Serbia responds to Albanian threats to annex its territory

Serbia has responded to a threat from Albanian Prime Minister Edi Rama to annex part of Serbia’s territory, if the EU doesn’t heed Albanian demands of ascension to the bloc.
READ MORE: Albanian PM threatens to annex part of Serbia if the EU doesn’t admit Albania
Marko Djuric, Serbia’s Director of the Government Office for Kosovo and Metohija has explained that Serbia will not allow such moves to take place and that any attempts at annexation would be a flagrant violation of international law.
Djuric described the Serbian position in the following way,

“For us and for a large part of the international community, including the UN, Kosovo and Metohija are an integral part of Serbia. There was no kind of a democratic procedure in Kosovo’s secession from Serbia”.

With NATO troops occupying the Serbian province of Kosovo, ethnic Albanians, unilaterally declared the province to be a state in 2008. Currently, the regime in Kosovo, operating out of Pristina, has limited international recognition.
Djuric went on to say that he remains alarmed by the EU’s lack of response to the Albanian PM’s provocative threats,

“Unfortunately, we saw silence when Pristina decided to stop the dialogue, and we don’t see a sufficient EU reaction to these claims. During the past years the Pristina authorities have failed to bring about any economic growth in the region where the unemployment rate is 65 percent and 45 percent of ethnic Albanians live below the poverty line even though the EU has invested over 60 billion euros into our southern province”.
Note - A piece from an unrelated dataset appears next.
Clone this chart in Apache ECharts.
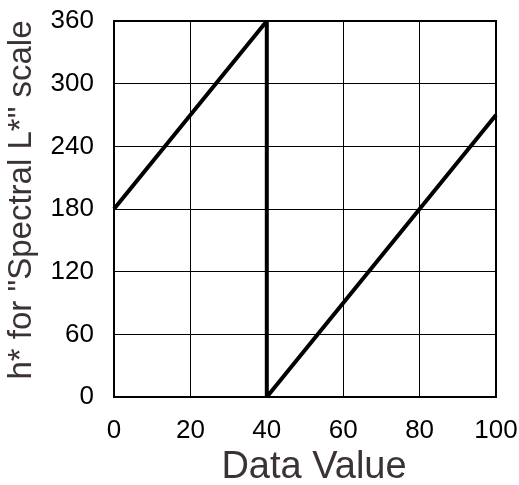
<!DOCTYPE html>
<html>
<head>
<meta charset="utf-8">
<script src="https://cdn.jsdelivr.net/npm/echarts@6/dist/echarts.min.js"></script>
<style>
  html, body { margin: 0; padding: 0; background: #fff; }
  #chart { width: 519px; height: 485px; }
</style>
</head>
<body>
<div id="chart"></div>
<script>
// hue angle vs data value, wraps at 360
const dataValues = [0, 40, 40, 100];
const hueValues = [180, 360, 0, 270];
const xTicks = [0, 20, 40, 60, 80, 100];
const yTicks = [0, 60, 120, 180, 240, 300, 360];

const chart = echarts.init(document.getElementById("chart"));
const font = "Liberation Sans, Arial, Helvetica, sans-serif";

chart.setOption({
  animation: false,
  grid: {
    left: 114, right: 23, top: 21, bottom: 88,
    containLabel: false, outerBoundsMode: "none",
    show: true, borderColor: "#000", borderWidth: 2,
  },
  xAxis: {
    type: "value",
    min: xTicks[0],
    max: xTicks[xTicks.length - 1],
    interval: 20,
    name: "Data Value",
    nameLocation: "middle",
    nameGap: 50,
    nameTextStyle: { fontFamily: font, fontSize: 38, color: "#3b3236", padding: [0, 0, 0, 18] },
    axisLine: { show: false },
    axisTick: { show: false },
    axisLabel: { fontFamily: font, fontSize: 26, color: "#000", margin: 21 },
    splitLine: { show: true, lineStyle: { color: "#000", width: 1 } },
  },
  yAxis: {
    type: "value",
    min: yTicks[0],
    max: yTicks[yTicks.length - 1],
    interval: 60,
    name: 'h* for "Spectral L*" scale',
    nameLocation: "middle",
    nameGap: 76,
    nameTextStyle: { fontFamily: font, fontSize: 33, color: "#3b3236", padding: [0, 0, 0, 18] },
    axisLine: { show: false },
    axisTick: { show: false },
    axisLabel: { fontFamily: font, fontSize: 26, color: "#000", margin: 20 },
    splitLine: { show: true, lineStyle: { color: "#000", width: 1 } },
  },
  series: [
    {
      type: "line",
      data: dataValues.map((x, i) => [x, hueValues[i]]),
      showSymbol: false,
      lineStyle: { color: "#000", width: 4 },
    },
  ],
});
</script>
</body>
</html>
The illegal 1999 NATO attack on the former Yugoslavia created a refugee crisis among Serbs that still remains unresolved and barely talked about in western mainstream media. Djuric described the current, dire situation,

“We should also bear in mind the fact that two-thirds of Kosovo’s pre-war Serbian population remain refugees and only about 120,000 still live in Kosovo and Metohija in poor economic conditions and political isolation, while over 200,000 now live in central Serbia”.

He continued on this theme,

“The return of Serbs who were expelled from Kosovo has been an utter failure by the international community. The rate of their return is the lowest in any post-conflict zones in modern history, even lower than in Rwanda and Burundi.
…Over 80,000 houses and apartments in Kosovo are now used by other people and, together with security problems, these are the biggest obstacles preventing the Serbs’ return to Kosovo”.

The humanitarian crisis caused by NATO’s war has yet to be meaningfully addressed by the international community. Meanwhile Albanian threats to ignite a new conflict have been largely ignored.